ATM v2.0
ATM v2.0 : The leanest and most capable way to connect Home Assistant to an AI agent
ATM replaces your MCP server with fine-grained, per-token access control over Home Assistant, considerable cost savings, and a per-entity safety layer. Each AI client gets its own scoped token, and everything runs inside HA: no extra container, no cloud, no external process.
What's New (highlights)
- Getting-started wizard: Create a token, pick a role, scope it, and get the exact copy-paste config for your client (Claude Code, Cursor, Codex/ChatGPT, Gemini, and others). The wizard waits and confirms when the agent is connected. You go from a new token to a working agent in minutes.
- Personas: One-click presets that pre-scope a token to a role (read-only, voice assistant, automation builder, dashboard designer, maintenance, power user, home admin, and more), then fine-tune from there.
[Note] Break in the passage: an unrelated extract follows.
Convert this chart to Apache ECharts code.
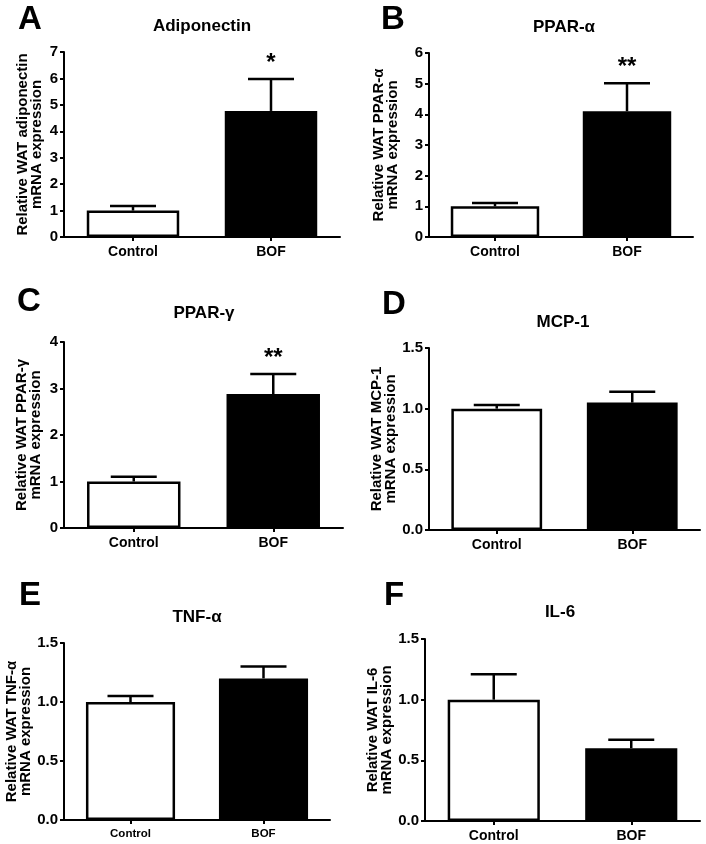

- Expanded toolset, 86 tools: discovery/read (search, overview, describe area/entity, relationships), authoring (automations, scripts, scenes, helpers, dashboards), traces, system health, history, plus dry-run/what-if previews and config version history with rollback. A token is only ever shown the tools its scope requires, not all 86.
- MESA, a per-entity semantic safety layer: ATM is the first MCP server to integrate mesa-core. Label entities by their nature so a device can be confirm-only or off-limits regardless of what permissions a token is granted.
- Tri-state capabilities: every capability is deny / allow / confirm. "Confirm" holds an action as a pending approval until you review it in the panel.
- Cost efficiency: a scoped token means the agent only sees what you allow, smaller context, lower cost, and fewer ways for things to go wrong.
Security
Generate as many tokens as you need, each with its own entity permissions, capabilities, and rate limits. Set an expiry, review the audit log, rotate tokens, and revoke any token instantly. You can require manual approval before a change is applied, and config changes can be rolled back. You never need a long-lived access token (LLAT).
How it compares
ATM was road-tested against the built-in and community MCP servers. One model (Sonnet 4.6), one synthetic home, the same tasks. ATM was the cheapest per completed task and the most successful. With MESA enforced, it protected 100% of off-limits devices while completing 100% of the legitimate work; every server without MESA still toggled 84-90% of the things it was told never to touch. On cost per completed task, ATM came in nearly 6x cheaper than the community MCP server. Full report.
Install
Via HACS (custom repository):
- HACS > Integrations > top-right menu > Custom repositories.
- Add
https://github.com/sfox38/ATM, category Integration. - Install ATM, then restart Home Assistant.
- Settings > Devices & services > Add integration, search Advanced Token Management, then open the ATM panel. The Quick start takes it from there.
Manual: copy custom_components/atm into your HA config under custom_components/atm and restart.
Upgrading from 1.x
Storage migrates automatically on first load. Each token's old allow_* booleans are converted to the new cap_* tri-state (deny / allow / confirm), and existing tokens are assigned the custom persona. The migration is idempotent and needs no action. Backing up .storage/atm.json first is recommended.
Requirements
- Home Assistant 2024.5.0 or later.
- No Python dependencies beyond what Home Assistant ships. One ATM instance per Home Assistant.
Links
- Documentation: https://sfox38.github.io/ATM/
- Quick start: https://sfox38.github.io/ATM/quickstart.html
- Road test report: https://sfox38.github.io/atm-roadtest/
- MESA: https://github.com/sfox38/mesa-core
- Issues: https://github.com/sfox38/ATM/issues
On how ATM was built
ATM is open source and ships with a comprehensive test suite. AI was used in its development, and you are invited to test and review it yourself.